Las vidas que se van, las vidas que se fueron
Debe ser la omnipresencia de la Muerte cuya sombra parece tener premura por desparramarse sobre tanto colega de oficio en el último año. Creo que desde el adiós de Federico Campbell el pasado invierno hemos seguido una larga fila funeraria de periodistas y escritores. El mes pasado, cuando dijo adiós Vicente Leñero, un pensamiento repentino me tomó por asalto: Sigue Scherer.

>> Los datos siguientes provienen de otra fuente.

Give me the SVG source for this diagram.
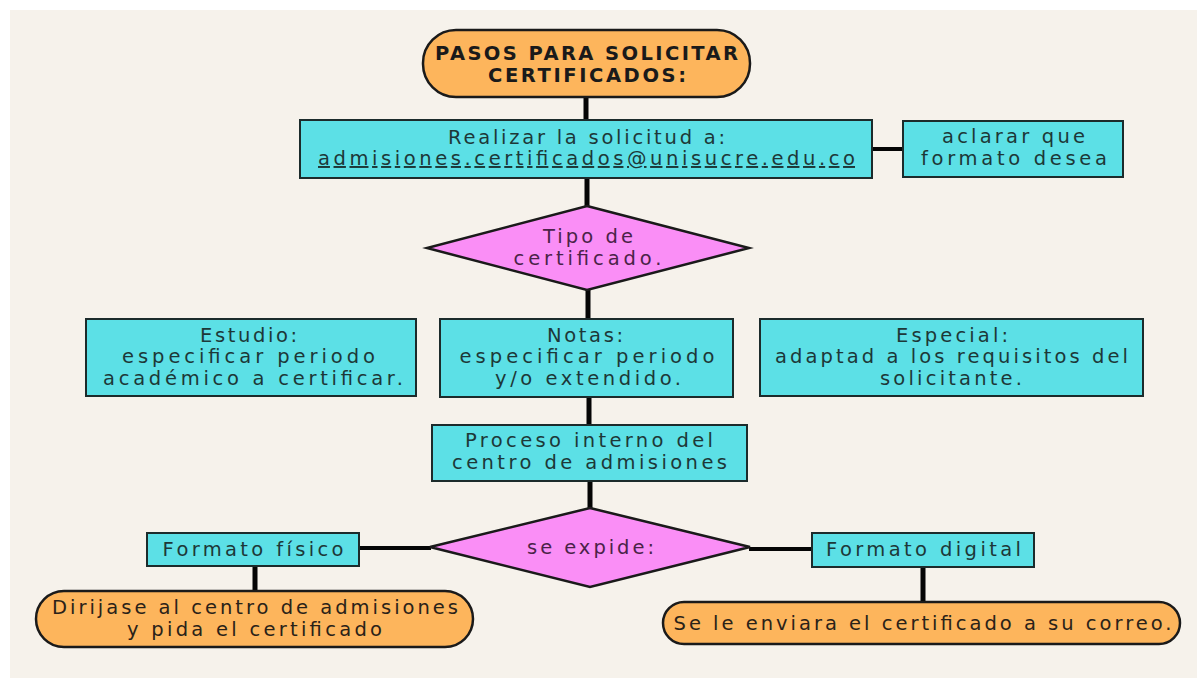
<svg xmlns="http://www.w3.org/2000/svg" width="1197" height="678" viewBox="0 0 1197 678">
<style>
.bg{fill:#f6f2eb}
.box{fill:#5ce0e6;stroke:#1c2b2b;stroke-width:2}
.pill{fill:#fdb55c;stroke:#1a1a1a;stroke-width:2.5}
.dia{fill:#fa8ef6;stroke:#1a1a1a;stroke-width:2.5}
.conn{stroke:#050505;stroke-linecap:butt;fill:none}
text{font-family:"DejaVu Sans","Liberation Sans",sans-serif;font-size:19.5px;text-anchor:middle}
.t{fill:#1d3838}
.p{fill:#4a2348}
.o{fill:#2a2218}
.title{font-weight:bold;font-size:19.5px;fill:#1a1a1a}
</style>
<rect width="1197" height="678" fill="#ffffff"/>
<rect class="bg" x="10" y="10" width="1187" height="668"/>
<g id="connectors">
<line class="conn" stroke-width="5" x1="586" y1="96" x2="586" y2="121"/>
<line class="conn" stroke-width="4" x1="872" y1="149" x2="904" y2="149"/>
<line class="conn" stroke-width="5" x1="587" y1="178" x2="587" y2="207"/>
<line class="conn" stroke-width="5" x1="588" y1="289" x2="588" y2="320"/>
<line class="conn" stroke-width="5" x1="589" y1="396" x2="589" y2="426"/>
<line class="conn" stroke-width="5" x1="590" y1="480" x2="590" y2="509"/>
<line class="conn" stroke-width="4" x1="359" y1="548" x2="431" y2="548"/>
<line class="conn" stroke-width="5" x1="255" y1="566" x2="255" y2="592"/>
<line class="conn" stroke-width="4" x1="749" y1="549" x2="813" y2="549"/>
<line class="conn" stroke-width="5" x1="923" y1="567" x2="923" y2="603"/>
</g>
<g id="title">
<rect class="pill" x="423" y="30" width="327" height="67" rx="33"/>
<text class="title" x="586.5" y="60" textLength="303" lengthAdjust="spacing">PASOS PARA SOLICITAR</text>
<text class="title" x="587" y="82" textLength="198" lengthAdjust="spacing">CERTIFICADOS:</text>
</g>
<g id="solicitud">
<rect class="box" x="300" y="120" width="572" height="58"/>
<text class="t" x="586.5" y="144" textLength="277" lengthAdjust="spacing">Realizar la solicitud a:</text>
<text class="t" x="586.5" y="165" textLength="537" lengthAdjust="spacing" text-decoration="underline">admisiones.certificados@unisucre.edu.co</text>
</g>
<g id="aclarar">
<rect class="box" x="903" y="121" width="220" height="56"/>
<text class="t" x="1013.5" y="143" textLength="143" lengthAdjust="spacing">aclarar que</text>
<text class="t" x="1014" y="165" textLength="186" lengthAdjust="spacing">formato desea</text>
</g>
<g id="tipo">
<polygon class="dia" points="587,206 749,248 587,290 427,248"/>
<text class="p" x="588" y="243" textLength="90" lengthAdjust="spacing">Tipo de</text>
<text class="p" x="587.5" y="265" textLength="148" lengthAdjust="spacing">certificado.</text>
</g>
<g id="estudio">
<rect class="box" x="86" y="319" width="330" height="77"/>
<text class="t" x="248.5" y="342" textLength="97" lengthAdjust="spacing">Estudio:</text>
<text class="t" x="248.5" y="363" textLength="253" lengthAdjust="spacing">especificar periodo</text>
<text class="t" x="253" y="385" textLength="300" lengthAdjust="spacing">académico a certificar.</text>
</g>
<g id="notas">
<rect class="box" x="440" y="319" width="293" height="78"/>
<text class="t" x="585" y="342" textLength="76" lengthAdjust="spacing">Notas:</text>
<text class="t" x="587" y="363" textLength="255" lengthAdjust="spacing">especificar periodo</text>
<text class="t" x="588" y="385" textLength="186" lengthAdjust="spacing">y/o extendido.</text>
</g>
<g id="especial">
<rect class="box" x="760" y="319" width="383" height="77"/>
<text class="t" x="952" y="342" textLength="112" lengthAdjust="spacing">Especial:</text>
<text class="t" x="951.5" y="363" textLength="353" lengthAdjust="spacing">adaptad a los requisitos del</text>
<text class="t" x="951" y="385" textLength="142" lengthAdjust="spacing">solicitante.</text>
</g>
<g id="proceso">
<rect class="box" x="432" y="425" width="315" height="56"/>
<text class="t" x="589" y="447" textLength="248" lengthAdjust="spacing">Proceso interno del</text>
<text class="t" x="589.5" y="469" textLength="275" lengthAdjust="spacing">centro de admisiones</text>
</g>
<g id="expide">
<polygon class="dia" points="590,508 750,547 590,587 430,547"/>
<text class="p" x="590.5" y="554" textLength="127" lengthAdjust="spacing">se expide:</text>
</g>
<g id="fisico">
<rect class="box" x="147" y="533" width="212" height="33"/>
<text class="t" x="253" y="556" textLength="181" lengthAdjust="spacing">Formato físico</text>
</g>
<g id="dirijase">
<rect class="pill" x="36" y="591" width="437" height="56" rx="28"/>
<text class="o" x="255" y="614" textLength="406" lengthAdjust="spacing">Dirijase al centro de admisiones</text>
<text class="o" x="254.5" y="636" textLength="255" lengthAdjust="spacing">y pida el certificado</text>
</g>
<g id="digital">
<rect class="box" x="812" y="533" width="222" height="34"/>
<text class="t" x="923.5" y="556" textLength="195" lengthAdjust="spacing">Formato digital</text>
</g>
<g id="enviara">
<rect class="pill" x="663" y="602" width="517" height="42" rx="21"/>
<text class="o" x="922.5" y="630" textLength="498" lengthAdjust="spacing">Se le enviara el certificado a su correo.</text>
</g>
</svg>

Imaginé, como si la tuviera en mis manos, la edición especial de Proceso con su rostro en la portada. Imaginé estar leyendo las columnas de homenaje que ahora leo, el brutalmente honesto dolor de sus seres queridos, de sus millones de lectores y de todos esos guerreros de un periodismo de raza en quienes Scherer sembró una semilla. Claro, imaginé también los mil y un twits de condolencias por parte de políticos y basuras humanas de toda ralea a los que Julio combatió hasta el último día. Imaginé las peroratas, los obituarios, los cacareos oficialistas en pro del buen periodismo en un país ahogado en la mierda. Un México donde si la impunidad no es más grande, se debe que por fortuna existió un Julio Scherer y una escuela de periodismo de puño cerrado. No había en México mucha gente que se atreviera a levantar una trinchera de defensa a ultranza de la libertad de expresión en una época en que el intocable tlatoani de Los Pinos parecía ejercer una suerte de mandato divino.

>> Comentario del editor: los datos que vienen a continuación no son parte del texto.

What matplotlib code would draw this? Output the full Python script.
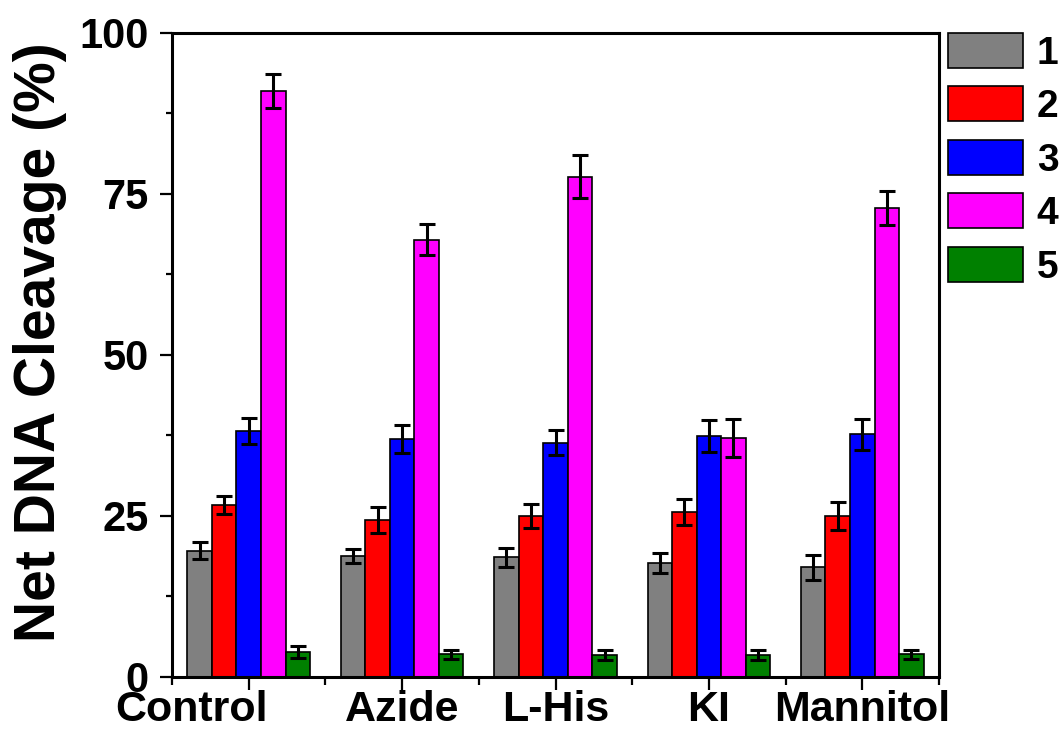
import numpy as np
import matplotlib.pyplot as plt
import matplotlib.transforms as mtransforms
from matplotlib.ticker import MultipleLocator, FixedLocator

plt.rcParams['font.family'] = ['Liberation Sans', 'DejaVu Sans']
plt.rcParams['font.weight'] = 'bold'

groups = ['Control', 'Azide', 'L-His', 'KI', 'Mannitol']
series = ['1', '2', '3', '4', '5']
colors = ['#808080', '#FF0000', '#0000FF', '#FF00FF', '#008000']

# values per series, one entry per group
vals = [
    [19.6, 18.8, 18.6, 17.7, 17.0],
    [26.7, 24.4, 25.0, 25.6, 25.0],
    [38.2, 37.0, 36.4, 37.4, 37.7],
    [91.0, 67.9, 77.7, 37.1, 72.8],
    [3.9, 3.5, 3.4, 3.4, 3.5],
]
errs = [
    [1.3, 1.1, 1.5, 1.6, 1.9],
    [1.4, 2.0, 1.8, 2.0, 2.2],
    [2.0, 2.2, 2.0, 2.5, 2.4],
    [2.6, 2.4, 3.3, 2.9, 2.6],
    [0.9, 0.7, 0.8, 0.8, 0.7],
]

fig = plt.figure(figsize=(10.64, 7.31), dpi=100)
ax = fig.add_axes([0.1617, 0.0739, 0.7208, 0.881])

x = np.arange(len(groups))
w = 0.16
for i in range(len(series)):
    ax.bar(x + (i - 2) * w, vals[i], w, color=colors[i], edgecolor='black',
           linewidth=1.2, label=series[i],
           yerr=errs[i], capsize=6,
           error_kw=dict(elinewidth=2.2, capthick=2.2, ecolor='black'))

ax.set_xlim(-0.5, 4.5)
ax.set_ylim(0, 100)
ax.set_xticks(x)
ax.set_xticklabels(groups, fontsize=31, fontweight='bold')
ax.xaxis.set_minor_locator(FixedLocator(np.arange(-0.5, 4.6, 1.0)))
ax.set_yticks([0, 25, 50, 75, 100])
ax.yaxis.set_minor_locator(MultipleLocator(12.5))
ax.tick_params(axis='y', labelsize=30, width=1.6, length=8.6, pad=8, direction='out')
ax.tick_params(axis='y', which='minor', width=1.6, length=4.3)
ax.tick_params(axis='x', width=1.6, length=9.4, direction='out', pad=0)
ax.tick_params(axis='x', which='minor', width=1.6, length=5.8)
for lab in ax.get_yticklabels():
    lab.set_fontweight('bold')
for s in ax.spines.values():
    s.set_linewidth(2.2)

# the "Control" label sits left of its tick in the original
shift = mtransforms.ScaledTranslation(-0.57, 0, fig.dpi_scale_trans)
lab0 = ax.get_xticklabels()[0]
lab0.set_transform(lab0.get_transform() + shift)

fig.text(40 / 1064, 1 - 342 / 731, 'Net DNA Cleavage (%)', rotation=90,
         ha='center', va='center', fontsize=41, fontweight='bold')

ax.legend(loc='upper left', bbox_to_anchor=(0.891, 0.955), bbox_transform=fig.transFigure,
          frameon=False, fontsize=28, handlelength=1.93, handleheight=1.0,
          labelspacing=0.38, handletextpad=0.35, borderaxespad=0, borderpad=0)

fig.savefig('out.png', dpi=100)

Paradojas del destino o capricho de una canija aleatoriedad adicta a los símbolos: el último texto que Julio Scherer publicó en Proceso, en el ejemplar número 1988, fue su despedida a Vicente Leñero, el entrañable amigo, el compañero en esa brega de eternidad propia de salmones, fallecido el pasado 3 de diciembre. “Vicente, Vicente”, fue el título del último escrito de Scherer en la revista que fundó en 1976 después del cuchillazo presidencial a Excélsior. Las palabras que Vicente dijo a su amigo poco antes de morir fueron heraldos del final: “Llegó nuestro tiempo, Julio”. Las vidas que se van, las vidas que se fueron. Solo 34 días sobrevivió Scherer a Leñero. Otra rara jugarreta de esa lotería cronológica, es que Scherer ha fallecido el mismo día que Juan Rulfo. El mayor cuentista mexicano de nuestra historia y el mejor periodista investigador que ha habido en este país murieron el 7 de enero con 29 años de diferencia.
Cierro los ojos y los veo caminar por Paseo de la Reforma entre los puestos de periódicos, luciendo trajes de antaño, con las yemas de los dedos marcadas por tanta tecla de máquina ruda. Por un momento trato de reconstruir sus charlas desde la redacción de Excélsior hasta la trinchera eterna de la calle Fresas en la Colonia del Valle. Imagino las discusiones por mil y un portadas, las blancas madrugadas de cierre, las amenazas de Bucareli, las llamadas intimidatorias desde algún teléfono de Los Pinos, la emoción por la nota conquistada después de meses de picar piedra, la camaradería reporteril tan similar a la de soldados en la línea del frente.
Leo su elegancia prosística en desuso, la sobriedad y la riqueza de su lenguaje, el espíritu siempre curioso, la eterna duda siempre afilada. Ellos están ahí y de pronto los veo convertirse poco a poco en sombras, fantasmas de una era del periodismo que se nos está yendo para siempre.